By Allison Lampert
(Reuters) – Deutsche Lufthansa AG plans to start making rapid COVID-19 antigen tests available to passengers in October and is weighing the option of opening test centres at airports in the United States and Canada, a company executive said on Tuesday.
The move comes as airlines and airports globally have urged countries to accept a passenger’s negative COVID-19 test as an alternative to travel restrictions and quarantines that have battered demand for travel.
While the aviation industry has largely backed the use of Polymerase Chain Reaction (PCR) tests which take several hours to process in a lab, airline trade group IATA on Tuesday touted antigen tests that can be processed on site and typically give results within about 15 minutes.
Abbott Laboratories recently won the U.S. Food and Drug Administration approval for BinaxNOW, a $5 disposable device the size of a credit card.

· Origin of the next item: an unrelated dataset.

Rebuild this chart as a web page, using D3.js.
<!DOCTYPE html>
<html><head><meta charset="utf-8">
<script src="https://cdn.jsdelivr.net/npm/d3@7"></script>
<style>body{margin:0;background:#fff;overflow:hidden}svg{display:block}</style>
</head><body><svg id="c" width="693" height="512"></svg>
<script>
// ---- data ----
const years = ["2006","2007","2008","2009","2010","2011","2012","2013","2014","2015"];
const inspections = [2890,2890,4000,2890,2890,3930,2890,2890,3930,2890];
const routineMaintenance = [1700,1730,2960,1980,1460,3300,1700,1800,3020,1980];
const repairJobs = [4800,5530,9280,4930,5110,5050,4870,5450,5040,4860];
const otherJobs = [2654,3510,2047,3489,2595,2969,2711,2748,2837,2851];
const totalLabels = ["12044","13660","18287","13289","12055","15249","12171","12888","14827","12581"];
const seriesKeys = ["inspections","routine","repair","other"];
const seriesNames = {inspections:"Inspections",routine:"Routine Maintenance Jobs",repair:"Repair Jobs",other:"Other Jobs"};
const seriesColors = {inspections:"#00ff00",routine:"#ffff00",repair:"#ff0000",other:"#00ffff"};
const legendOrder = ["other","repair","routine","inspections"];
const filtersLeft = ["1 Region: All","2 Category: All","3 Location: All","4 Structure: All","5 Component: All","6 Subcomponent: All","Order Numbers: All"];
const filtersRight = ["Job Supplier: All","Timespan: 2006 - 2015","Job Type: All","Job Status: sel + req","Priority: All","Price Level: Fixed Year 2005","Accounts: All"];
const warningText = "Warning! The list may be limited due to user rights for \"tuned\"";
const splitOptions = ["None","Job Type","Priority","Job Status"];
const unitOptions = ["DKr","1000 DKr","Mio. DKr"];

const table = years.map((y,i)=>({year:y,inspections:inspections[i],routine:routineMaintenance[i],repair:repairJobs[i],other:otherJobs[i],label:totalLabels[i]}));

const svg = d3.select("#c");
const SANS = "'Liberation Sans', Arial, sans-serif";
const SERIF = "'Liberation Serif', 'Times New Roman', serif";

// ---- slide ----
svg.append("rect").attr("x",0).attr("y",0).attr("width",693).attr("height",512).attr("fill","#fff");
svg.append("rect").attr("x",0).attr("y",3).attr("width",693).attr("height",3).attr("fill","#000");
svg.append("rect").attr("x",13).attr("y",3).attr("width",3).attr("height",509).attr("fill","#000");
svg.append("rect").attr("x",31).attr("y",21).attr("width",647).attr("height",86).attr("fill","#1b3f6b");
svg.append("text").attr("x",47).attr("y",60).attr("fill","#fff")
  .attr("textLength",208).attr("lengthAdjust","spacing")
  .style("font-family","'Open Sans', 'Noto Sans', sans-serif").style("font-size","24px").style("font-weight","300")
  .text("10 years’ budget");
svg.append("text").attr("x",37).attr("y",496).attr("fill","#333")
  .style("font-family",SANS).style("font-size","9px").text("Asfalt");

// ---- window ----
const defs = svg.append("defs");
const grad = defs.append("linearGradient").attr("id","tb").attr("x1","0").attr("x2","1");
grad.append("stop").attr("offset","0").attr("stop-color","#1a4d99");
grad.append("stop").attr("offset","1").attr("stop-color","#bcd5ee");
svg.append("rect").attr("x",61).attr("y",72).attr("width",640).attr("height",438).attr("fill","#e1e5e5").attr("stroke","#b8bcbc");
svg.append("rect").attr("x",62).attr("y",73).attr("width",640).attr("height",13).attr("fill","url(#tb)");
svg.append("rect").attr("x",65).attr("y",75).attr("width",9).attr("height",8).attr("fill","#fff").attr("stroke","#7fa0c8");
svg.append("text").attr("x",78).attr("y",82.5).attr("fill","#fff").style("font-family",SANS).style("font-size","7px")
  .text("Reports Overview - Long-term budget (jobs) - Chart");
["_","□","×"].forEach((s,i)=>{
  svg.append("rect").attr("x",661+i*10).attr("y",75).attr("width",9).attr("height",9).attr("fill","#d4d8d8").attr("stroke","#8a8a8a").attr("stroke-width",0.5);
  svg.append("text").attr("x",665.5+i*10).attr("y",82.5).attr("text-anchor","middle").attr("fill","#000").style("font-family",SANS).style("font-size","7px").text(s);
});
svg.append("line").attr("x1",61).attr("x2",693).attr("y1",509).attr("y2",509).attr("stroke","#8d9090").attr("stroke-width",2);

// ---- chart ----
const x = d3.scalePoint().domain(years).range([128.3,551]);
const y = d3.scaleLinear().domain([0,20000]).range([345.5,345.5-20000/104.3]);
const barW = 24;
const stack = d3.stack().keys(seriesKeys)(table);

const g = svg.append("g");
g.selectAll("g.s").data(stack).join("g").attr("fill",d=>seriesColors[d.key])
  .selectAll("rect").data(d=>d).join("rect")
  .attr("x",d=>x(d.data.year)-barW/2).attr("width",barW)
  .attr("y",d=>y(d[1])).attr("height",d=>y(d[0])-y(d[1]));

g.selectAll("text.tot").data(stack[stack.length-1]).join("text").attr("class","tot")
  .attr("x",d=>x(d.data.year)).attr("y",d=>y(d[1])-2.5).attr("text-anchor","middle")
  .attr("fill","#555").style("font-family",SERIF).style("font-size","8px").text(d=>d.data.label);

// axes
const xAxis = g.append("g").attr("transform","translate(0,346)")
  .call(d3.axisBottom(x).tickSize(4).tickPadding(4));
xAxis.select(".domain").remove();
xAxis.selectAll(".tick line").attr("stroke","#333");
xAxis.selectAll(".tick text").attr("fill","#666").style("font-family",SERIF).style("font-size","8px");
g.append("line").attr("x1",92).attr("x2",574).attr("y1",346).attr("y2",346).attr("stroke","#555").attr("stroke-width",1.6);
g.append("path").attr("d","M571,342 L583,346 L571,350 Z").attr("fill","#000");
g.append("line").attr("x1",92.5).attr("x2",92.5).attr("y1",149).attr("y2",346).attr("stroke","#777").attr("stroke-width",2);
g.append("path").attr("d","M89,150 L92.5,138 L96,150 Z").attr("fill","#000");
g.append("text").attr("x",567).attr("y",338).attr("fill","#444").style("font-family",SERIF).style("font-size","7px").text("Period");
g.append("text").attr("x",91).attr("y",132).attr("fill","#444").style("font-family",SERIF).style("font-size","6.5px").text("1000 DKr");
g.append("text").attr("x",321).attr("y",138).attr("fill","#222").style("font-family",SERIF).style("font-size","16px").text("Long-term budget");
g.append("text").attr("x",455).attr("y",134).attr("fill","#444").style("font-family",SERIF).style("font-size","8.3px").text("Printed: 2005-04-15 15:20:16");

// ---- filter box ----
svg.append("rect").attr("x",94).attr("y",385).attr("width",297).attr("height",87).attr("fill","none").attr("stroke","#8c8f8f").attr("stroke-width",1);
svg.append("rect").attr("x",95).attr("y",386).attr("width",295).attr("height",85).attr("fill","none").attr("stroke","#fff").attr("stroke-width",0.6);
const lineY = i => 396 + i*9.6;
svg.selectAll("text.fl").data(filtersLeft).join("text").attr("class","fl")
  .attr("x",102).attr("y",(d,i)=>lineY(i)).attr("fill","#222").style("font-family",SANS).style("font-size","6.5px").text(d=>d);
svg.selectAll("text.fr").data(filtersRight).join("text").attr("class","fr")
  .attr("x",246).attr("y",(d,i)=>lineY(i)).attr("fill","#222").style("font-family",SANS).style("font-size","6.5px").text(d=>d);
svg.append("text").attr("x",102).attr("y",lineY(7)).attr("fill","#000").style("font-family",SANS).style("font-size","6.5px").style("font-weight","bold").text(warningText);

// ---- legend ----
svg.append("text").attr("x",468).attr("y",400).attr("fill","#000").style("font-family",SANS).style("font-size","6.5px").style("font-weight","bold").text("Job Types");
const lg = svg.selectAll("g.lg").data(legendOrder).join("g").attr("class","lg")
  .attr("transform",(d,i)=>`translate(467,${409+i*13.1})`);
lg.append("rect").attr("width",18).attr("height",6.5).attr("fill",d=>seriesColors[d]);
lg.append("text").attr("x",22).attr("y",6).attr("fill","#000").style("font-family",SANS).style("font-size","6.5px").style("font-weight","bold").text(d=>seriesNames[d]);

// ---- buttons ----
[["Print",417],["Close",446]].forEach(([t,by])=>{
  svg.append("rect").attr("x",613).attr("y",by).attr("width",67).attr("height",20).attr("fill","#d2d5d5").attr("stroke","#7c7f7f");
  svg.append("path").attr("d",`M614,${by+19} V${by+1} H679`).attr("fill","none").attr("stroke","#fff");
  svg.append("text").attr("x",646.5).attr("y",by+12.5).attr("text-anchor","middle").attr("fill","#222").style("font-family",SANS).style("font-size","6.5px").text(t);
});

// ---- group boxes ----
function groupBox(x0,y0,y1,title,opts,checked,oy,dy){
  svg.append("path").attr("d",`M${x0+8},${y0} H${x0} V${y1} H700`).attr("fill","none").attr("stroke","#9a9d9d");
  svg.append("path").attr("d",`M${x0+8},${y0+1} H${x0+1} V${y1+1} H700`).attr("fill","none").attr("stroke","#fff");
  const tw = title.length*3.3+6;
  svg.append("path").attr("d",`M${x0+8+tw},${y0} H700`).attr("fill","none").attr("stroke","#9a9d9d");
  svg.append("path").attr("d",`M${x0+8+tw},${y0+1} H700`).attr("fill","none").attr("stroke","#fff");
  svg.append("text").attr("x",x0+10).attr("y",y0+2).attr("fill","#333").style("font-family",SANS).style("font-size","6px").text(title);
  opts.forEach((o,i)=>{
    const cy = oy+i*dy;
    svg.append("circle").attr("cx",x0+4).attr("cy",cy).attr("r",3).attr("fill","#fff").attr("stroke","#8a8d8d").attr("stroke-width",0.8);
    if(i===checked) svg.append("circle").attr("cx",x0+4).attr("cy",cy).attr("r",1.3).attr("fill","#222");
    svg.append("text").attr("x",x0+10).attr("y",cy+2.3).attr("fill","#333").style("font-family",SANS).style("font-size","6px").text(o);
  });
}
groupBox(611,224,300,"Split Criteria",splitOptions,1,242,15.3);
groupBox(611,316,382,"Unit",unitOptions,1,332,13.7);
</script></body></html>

Some other antigen tests must be read using a small, portable device.
“You know that companies like Abbott or Roche are bringing these tests to the market and we are definitely looking into this,” said Bjoern Becker, senior director, product management, ground & digital services for the Lufthansa Group.
“You will see us applying them for new products within the next few weeks in October,” he told reporters during a virtual call. “That’s definitely the next thing to come.”
Becker said Lufthansa is considering making the new antigen tests initially available to its first-class and business class passengers, given limited supply.
Lufthansa is also looking at ways to expand its network of testing centers to airports in the United States and Canada, given that they are important markets, he said.